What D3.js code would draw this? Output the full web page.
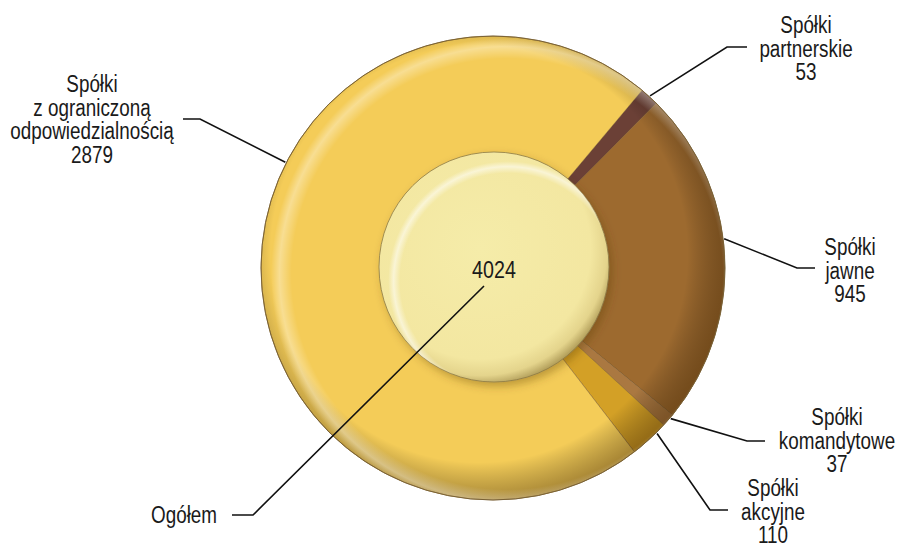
<!DOCTYPE html>
<html>
<head>
<meta charset="utf-8">
<script src="https://cdn.jsdelivr.net/npm/d3@7"></script>
<style>
  body { margin:0; background:#fff; }
  svg text { font-family:"Liberation Sans",Arial,sans-serif; fill:#1a1a1a; }
</style>
</head>
<body>
<svg id="chart" width="899" height="546"></svg>
<script>
// data
var categories = ["Spółki partnerskie", "Spółki jawne", "Spółki komandytowe", "Spółki akcyjne", "Spółki z ograniczoną odpowiedzialnością"];
var values     = [53, 945, 37, 110, 2879];
var labelLines = [["Spółki","partnerskie"], ["Spółki","jawne"], ["Spółki","komandytowe"], ["Spółki","akcyjne"], ["Spółki","z ograniczoną","odpowiedzialnością"]];
var colors     = ["#6b4036", "#9d6a2f", "#aa7841", "#d3a026", "#f4cc58"];
var totalLabel = "Ogółem";

// layout (label placement, not data)
var cx = 493, cy = 268, R = 232, r0 = 108, rc = 115;
var startDeg = 40;
var callouts = [ // where along the slice the leader starts, elbow, end of horizontal, text centre
  {f:0.5,  ex:727, ey:47,  hx:747, tx:806, ty:25},
  {f:0.45, ex:797, ey:268, hx:815, tx:850, ty:247},
  {f:0.3,  ex:747, ey:441, hx:765, tx:837, ty:417},
  {f:0.27, ex:710, ey:510, hx:728, tx:773, ty:488},
  {f:0.6,  ex:200, ey:119, hx:183, tx:92,  ty:84}
];
var lh = 23.5, squeeze = 0.82;

var svg = d3.select("#chart");
var defs = svg.append("defs");

// gradients are in the translated space of the ring (origin = centre)
var shade = defs.append("radialGradient").attr("id","shade")
    .attr("gradientUnits","userSpaceOnUse")
    .attr("cx",-14).attr("cy",-14).attr("r",R+16);
shade.append("stop").attr("offset",0).attr("stop-color","#000").attr("stop-opacity",0);
shade.append("stop").attr("offset",0.84).attr("stop-color","#000").attr("stop-opacity",0);
shade.append("stop").attr("offset",1).attr("stop-color","#3a2000").attr("stop-opacity",0.4);

var shine = defs.append("radialGradient").attr("id","shine")
    .attr("gradientUnits","userSpaceOnUse")
    .attr("cx",14).attr("cy",6).attr("r",R+10);
shine.append("stop").attr("offset",0.89).attr("stop-color","#fff").attr("stop-opacity",0);
shine.append("stop").attr("offset",0.94).attr("stop-color","#fff").attr("stop-opacity",0.35);
shine.append("stop").attr("offset",0.975).attr("stop-color","#fff").attr("stop-opacity",0);

var disc = defs.append("radialGradient").attr("id","disc")
    .attr("cx","44%").attr("cy","42%").attr("r","60%");
disc.append("stop").attr("offset",0).attr("stop-color","#f5eca9");
disc.append("stop").attr("offset",0.8).attr("stop-color","#f3e7a1");
disc.append("stop").attr("offset",0.92).attr("stop-color","#e4d48c");
disc.append("stop").attr("offset",1).attr("stop-color","#b09c58");

var discHi = defs.append("radialGradient").attr("id","discHi")
    .attr("cx","56%").attr("cy","56%").attr("r","52%");
discHi.append("stop").attr("offset",0.9).attr("stop-color","#fff").attr("stop-opacity",0);
discHi.append("stop").attr("offset",0.955).attr("stop-color","#fff").attr("stop-opacity",0.55);
discHi.append("stop").attr("offset",1).attr("stop-color","#fff").attr("stop-opacity",0);

var ds = defs.append("filter").attr("id","drop").attr("x","-20%").attr("y","-20%").attr("width","150%").attr("height","150%");
ds.append("feDropShadow").attr("dx",3).attr("dy",4).attr("stdDeviation",4)
  .attr("flood-color","#5a3c00").attr("flood-opacity",0.35);

var pie = d3.pie().sort(null).value(function(d){ return d; })
    .startAngle(startDeg*Math.PI/180).endAngle(startDeg*Math.PI/180 + 2*Math.PI);
var arcs = pie(values);
var arc = d3.arc().innerRadius(r0).outerRadius(R);

var g = svg.append("g").attr("transform","translate("+cx+","+cy+")");

g.selectAll(".slice").data(arcs).enter().append("path")
    .attr("class","slice")
    .attr("d", arc)
    .attr("fill", function(d,i){ return colors[i]; })
    .attr("stroke","#6e4e22").attr("stroke-opacity",0.55).attr("stroke-width",0.8);

var ring = d3.arc().innerRadius(r0).outerRadius(R).startAngle(0).endAngle(2*Math.PI);
g.append("path").attr("d",ring()).attr("fill","url(#shade)");
g.append("path").attr("d",ring()).attr("fill","url(#shine)");
g.append("circle").attr("r",R)
    .attr("fill","none").attr("stroke","#7a6235").attr("stroke-width",1);

// centre disc
g.append("circle").attr("cx",1).attr("cy",-1).attr("r",rc)
    .attr("fill","url(#disc)").attr("filter","url(#drop)")
    .attr("stroke","#8c7a45").attr("stroke-width",0.8);
g.append("circle").attr("cx",1).attr("cy",-1).attr("r",rc)
    .attr("fill","url(#discHi)");

function label(x, y, lines, anchor, size) {
  var t = svg.append("text")
     .attr("transform","translate("+x+","+y+") scale("+squeeze+",1)")
     .attr("text-anchor",anchor).attr("font-size",size);
  lines.forEach(function(s,k){
    t.append("tspan").attr("x",0).attr("y",k*lh).attr("dy","0.35em").text(s);
  });
}

// leaders and labels
var line = d3.line();
arcs.forEach(function(a,i){
  var c = callouts[i];
  var ang = a.startAngle + c.f*(a.endAngle - a.startAngle);
  var px = cx + (R+1)*Math.sin(ang), py = cy - (R+1)*Math.cos(ang);
  svg.append("path")
     .attr("d", line([[px,py],[c.ex,c.ey],[c.hx,c.ey]]))
     .attr("fill","none").attr("stroke","#111").attr("stroke-width",1.6);
  label(c.tx, c.ty, labelLines[i].concat([String(a.data)]), "middle", 23);
});

// total
var total = d3.sum(values);
label(cx+1, cy+2, [String(total)], "middle", 24);
svg.append("path")
   .attr("d", line([[cx-9,cy+18],[253,515],[232,515]]))
   .attr("fill","none").attr("stroke","#111").attr("stroke-width",1.6);
label(217, 515, [totalLabel], "end", 23);
</script>
</body>
</html>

○ ○ ○ ○ ○ ○ ○

Each line of the material must be retyped exactly, except that images are omitted.

FINISHED TASK:
What D3.js code would draw this? Output the full web page.
<!DOCTYPE html>
<html>
<head>
<meta charset="utf-8">
<script src="https://cdn.jsdelivr.net/npm/d3@7"></script>
<style>
  body { margin:0; background:#fff; }
  svg text { font-family:"Liberation Sans",Arial,sans-serif; fill:#1a1a1a; }
</style>
</head>
<body>
<svg id="chart" width="899" height="546"></svg>
<script>
// data
var categories = ["Spółki partnerskie", "Spółki jawne", "Spółki komandytowe", "Spółki akcyjne", "Spółki z ograniczoną odpowiedzialnością"];
var values     = [53, 945, 37, 110, 2879];
var labelLines = [["Spółki","partnerskie"], ["Spółki","jawne"], ["Spółki","komandytowe"], ["Spółki","akcyjne"], ["Spółki","z ograniczoną","odpowiedzialnością"]];
var colors     = ["#6b4036", "#9d6a2f", "#aa7841", "#d3a026", "#f4cc58"];
var totalLabel = "Ogółem";

// layout (label placement, not data)
var cx = 493, cy = 268, R = 232, r0 = 108, rc = 115;
var startDeg = 40;
var callouts = [ // where along the slice the leader starts, elbow, end of horizontal, text centre
  {f:0.5,  ex:727, ey:47,  hx:747, tx:806, ty:25},
  {f:0.45, ex:797, ey:268, hx:815, tx:850, ty:247},
  {f:0.3,  ex:747, ey:441, hx:765, tx:837, ty:417},
  {f:0.27, ex:710, ey:510, hx:728, tx:773, ty:488},
  {f:0.6,  ex:200, ey:119, hx:183, tx:92,  ty:84}
];
var lh = 23.5, squeeze = 0.82;

var svg = d3.select("#chart");
var defs = svg.append("defs");

// gradients are in the translated space of the ring (origin = centre)
var shade = defs.append("radialGradient").attr("id","shade")
    .attr("gradientUnits","userSpaceOnUse")
    .attr("cx",-14).attr("cy",-14).attr("r",R+16);
shade.append("stop").attr("offset",0).attr("stop-color","#000").attr("stop-opacity",0);
shade.append("stop").attr("offset",0.84).attr("stop-color","#000").attr("stop-opacity",0);
shade.append("stop").attr("offset",1).attr("stop-color","#3a2000").attr("stop-opacity",0.4);

var shine = defs.append("radialGradient").attr("id","shine")
    .attr("gradientUnits","userSpaceOnUse")
    .attr("cx",14).attr("cy",6).attr("r",R+10);
shine.append("stop").attr("offset",0.89).attr("stop-color","#fff").attr("stop-opacity",0);
shine.append("stop").attr("offset",0.94).attr("stop-color","#fff").attr("stop-opacity",0.35);
shine.append("stop").attr("offset",0.975).attr("stop-color","#fff").attr("stop-opacity",0);

var disc = defs.append("radialGradient").attr("id","disc")
    .attr("cx","44%").attr("cy","42%").attr("r","60%");
disc.append("stop").attr("offset",0).attr("stop-color","#f5eca9");
disc.append("stop").attr("offset",0.8).attr("stop-color","#f3e7a1");
disc.append("stop").attr("offset",0.92).attr("stop-color","#e4d48c");
disc.append("stop").attr("offset",1).attr("stop-color","#b09c58");

var discHi = defs.append("radialGradient").attr("id","discHi")
    .attr("cx","56%").attr("cy","56%").attr("r","52%");
discHi.append("stop").attr("offset",0.9).attr("stop-color","#fff").attr("stop-opacity",0);
discHi.append("stop").attr("offset",0.955).attr("stop-color","#fff").attr("stop-opacity",0.55);
discHi.append("stop").attr("offset",1).attr("stop-color","#fff").attr("stop-opacity",0);

var ds = defs.append("filter").attr("id","drop").attr("x","-20%").attr("y","-20%").attr("width","150%").attr("height","150%");
ds.append("feDropShadow").attr("dx",3).attr("dy",4).attr("stdDeviation",4)
  .attr("flood-color","#5a3c00").attr("flood-opacity",0.35);

var pie = d3.pie().sort(null).value(function(d){ return d; })
    .startAngle(startDeg*Math.PI/180).endAngle(startDeg*Math.PI/180 + 2*Math.PI);
var arcs = pie(values);
var arc = d3.arc().innerRadius(r0).outerRadius(R);

var g = svg.append("g").attr("transform","translate("+cx+","+cy+")");

g.selectAll(".slice").data(arcs).enter().append("path")
    .attr("class","slice")
    .attr("d", arc)
    .attr("fill", function(d,i){ return colors[i]; })
    .attr("stroke","#6e4e22").attr("stroke-opacity",0.55).attr("stroke-width",0.8);

var ring = d3.arc().innerRadius(r0).outerRadius(R).startAngle(0).endAngle(2*Math.PI);
g.append("path").attr("d",ring()).attr("fill","url(#shade)");
g.append("path").attr("d",ring()).attr("fill","url(#shine)");
g.append("circle").attr("r",R)
    .attr("fill","none").attr("stroke","#7a6235").attr("stroke-width",1);

// centre disc
g.append("circle").attr("cx",1).attr("cy",-1).attr("r",rc)
    .attr("fill","url(#disc)").attr("filter","url(#drop)")
    .attr("stroke","#8c7a45").attr("stroke-width",0.8);
g.append("circle").attr("cx",1).attr("cy",-1).attr("r",rc)
    .attr("fill","url(#discHi)");

function label(x, y, lines, anchor, size) {
  var t = svg.append("text")
     .attr("transform","translate("+x+","+y+") scale("+squeeze+",1)")
     .attr("text-anchor",anchor).attr("font-size",size);
  lines.forEach(function(s,k){
    t.append("tspan").attr("x",0).attr("y",k*lh).attr("dy","0.35em").text(s);
  });
}

// leaders and labels
var line = d3.line();
arcs.forEach(function(a,i){
  var c = callouts[i];
  var ang = a.startAngle + c.f*(a.endAngle - a.startAngle);
  var px = cx + (R+1)*Math.sin(ang), py = cy - (R+1)*Math.cos(ang);
  svg.append("path")
     .attr("d", line([[px,py],[c.ex,c.ey],[c.hx,c.ey]]))
     .attr("fill","none").attr("stroke","#111").attr("stroke-width",1.6);
  label(c.tx, c.ty, labelLines[i].concat([String(a.data)]), "middle", 23);
});

// total
var total = d3.sum(values);
label(cx+1, cy+2, [String(total)], "middle", 24);
svg.append("path")
   .attr("d", line([[cx-9,cy+18],[253,515],[232,515]]))
   .attr("fill","none").attr("stroke","#111").attr("stroke-width",1.6);
label(217, 515, [totalLabel], "end", 23);
</script>
</body>
</html>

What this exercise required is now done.